(Written task):
Select each line where the word "document" appears.

>> begin Data shown

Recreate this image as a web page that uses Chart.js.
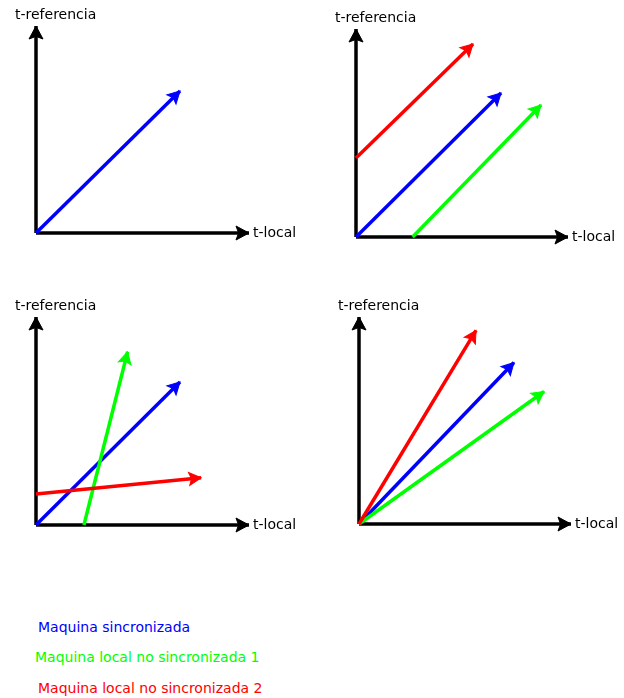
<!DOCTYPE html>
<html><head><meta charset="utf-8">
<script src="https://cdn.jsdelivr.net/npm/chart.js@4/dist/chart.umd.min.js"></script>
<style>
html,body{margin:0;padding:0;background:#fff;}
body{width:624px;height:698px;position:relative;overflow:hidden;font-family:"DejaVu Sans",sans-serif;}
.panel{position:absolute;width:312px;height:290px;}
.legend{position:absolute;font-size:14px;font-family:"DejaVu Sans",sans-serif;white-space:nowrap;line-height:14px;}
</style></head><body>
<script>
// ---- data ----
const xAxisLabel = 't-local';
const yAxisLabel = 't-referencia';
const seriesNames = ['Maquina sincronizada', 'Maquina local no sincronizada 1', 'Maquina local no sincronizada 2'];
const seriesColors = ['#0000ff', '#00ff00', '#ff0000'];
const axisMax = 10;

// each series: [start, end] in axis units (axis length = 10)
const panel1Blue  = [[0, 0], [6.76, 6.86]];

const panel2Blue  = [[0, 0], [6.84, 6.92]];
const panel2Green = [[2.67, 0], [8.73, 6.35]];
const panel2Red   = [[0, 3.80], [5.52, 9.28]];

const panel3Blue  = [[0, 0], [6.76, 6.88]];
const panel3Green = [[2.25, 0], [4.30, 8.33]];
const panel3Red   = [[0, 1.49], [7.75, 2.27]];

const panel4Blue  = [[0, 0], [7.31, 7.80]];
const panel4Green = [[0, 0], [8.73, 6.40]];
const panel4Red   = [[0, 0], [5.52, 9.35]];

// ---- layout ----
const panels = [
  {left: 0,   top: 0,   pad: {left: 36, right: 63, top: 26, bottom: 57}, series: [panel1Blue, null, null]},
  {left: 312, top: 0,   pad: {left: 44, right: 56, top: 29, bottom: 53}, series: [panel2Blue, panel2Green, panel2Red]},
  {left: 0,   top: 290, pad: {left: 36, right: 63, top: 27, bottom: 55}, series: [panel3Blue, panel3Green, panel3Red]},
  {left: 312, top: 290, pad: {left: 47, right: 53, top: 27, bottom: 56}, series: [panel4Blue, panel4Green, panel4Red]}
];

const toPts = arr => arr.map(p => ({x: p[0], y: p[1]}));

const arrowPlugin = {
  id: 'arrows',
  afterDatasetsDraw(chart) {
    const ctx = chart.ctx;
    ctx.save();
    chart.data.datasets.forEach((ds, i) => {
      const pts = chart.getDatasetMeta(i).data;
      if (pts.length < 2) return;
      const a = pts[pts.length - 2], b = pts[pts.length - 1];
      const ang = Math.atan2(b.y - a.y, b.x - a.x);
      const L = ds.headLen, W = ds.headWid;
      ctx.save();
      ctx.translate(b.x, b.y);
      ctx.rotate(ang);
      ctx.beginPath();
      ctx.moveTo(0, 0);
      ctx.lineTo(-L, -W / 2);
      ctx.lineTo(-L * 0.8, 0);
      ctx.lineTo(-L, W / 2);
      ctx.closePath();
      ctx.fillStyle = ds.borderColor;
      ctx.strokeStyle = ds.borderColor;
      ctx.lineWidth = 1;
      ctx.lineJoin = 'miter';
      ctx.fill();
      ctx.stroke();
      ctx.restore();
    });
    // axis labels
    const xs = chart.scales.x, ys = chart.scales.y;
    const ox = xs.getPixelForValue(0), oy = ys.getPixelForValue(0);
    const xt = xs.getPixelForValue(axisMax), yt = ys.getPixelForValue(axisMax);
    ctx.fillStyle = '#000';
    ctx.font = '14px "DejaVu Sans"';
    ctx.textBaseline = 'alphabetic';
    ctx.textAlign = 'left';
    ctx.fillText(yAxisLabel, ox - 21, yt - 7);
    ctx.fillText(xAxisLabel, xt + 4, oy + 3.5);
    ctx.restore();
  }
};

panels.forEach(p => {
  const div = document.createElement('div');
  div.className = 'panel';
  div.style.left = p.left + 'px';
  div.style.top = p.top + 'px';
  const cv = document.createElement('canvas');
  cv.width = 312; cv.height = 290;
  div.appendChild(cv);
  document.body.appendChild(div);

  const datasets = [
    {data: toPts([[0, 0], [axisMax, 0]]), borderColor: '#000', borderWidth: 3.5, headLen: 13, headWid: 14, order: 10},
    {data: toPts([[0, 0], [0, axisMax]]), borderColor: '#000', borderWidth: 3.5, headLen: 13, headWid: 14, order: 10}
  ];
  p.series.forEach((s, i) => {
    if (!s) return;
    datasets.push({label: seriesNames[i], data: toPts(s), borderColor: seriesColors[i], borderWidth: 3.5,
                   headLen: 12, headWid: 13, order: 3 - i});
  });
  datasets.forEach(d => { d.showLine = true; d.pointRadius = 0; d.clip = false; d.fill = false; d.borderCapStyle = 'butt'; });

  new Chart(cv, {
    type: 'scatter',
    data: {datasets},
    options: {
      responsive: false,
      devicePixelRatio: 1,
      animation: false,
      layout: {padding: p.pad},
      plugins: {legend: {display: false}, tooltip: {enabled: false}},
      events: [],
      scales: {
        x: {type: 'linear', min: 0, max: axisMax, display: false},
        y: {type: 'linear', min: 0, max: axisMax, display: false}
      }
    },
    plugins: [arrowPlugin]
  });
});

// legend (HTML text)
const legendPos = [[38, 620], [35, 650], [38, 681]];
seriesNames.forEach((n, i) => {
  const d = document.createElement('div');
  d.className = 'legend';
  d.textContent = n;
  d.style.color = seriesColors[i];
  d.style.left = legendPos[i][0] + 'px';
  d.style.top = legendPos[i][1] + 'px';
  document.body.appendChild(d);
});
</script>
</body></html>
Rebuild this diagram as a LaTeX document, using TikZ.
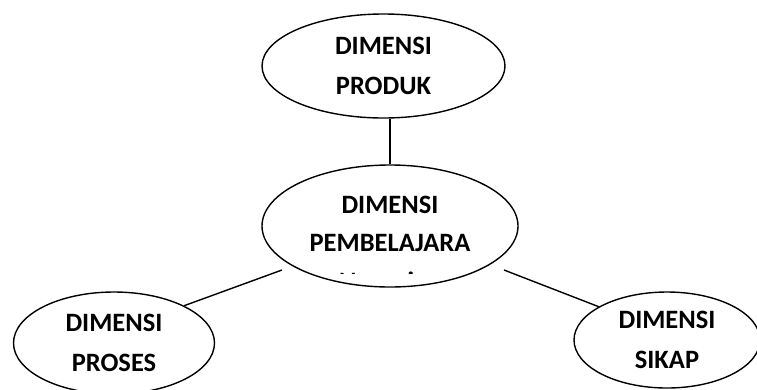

>> end Data shown

(Response to the exercise):
  const div = document.createElement('div');
  const cv = document.createElement('canvas');
  document.body.appendChild(div);
  const d = document.createElement('div');
  document.body.appendChild(d);
Rebuild this diagram as a LaTeX document, using TikZ.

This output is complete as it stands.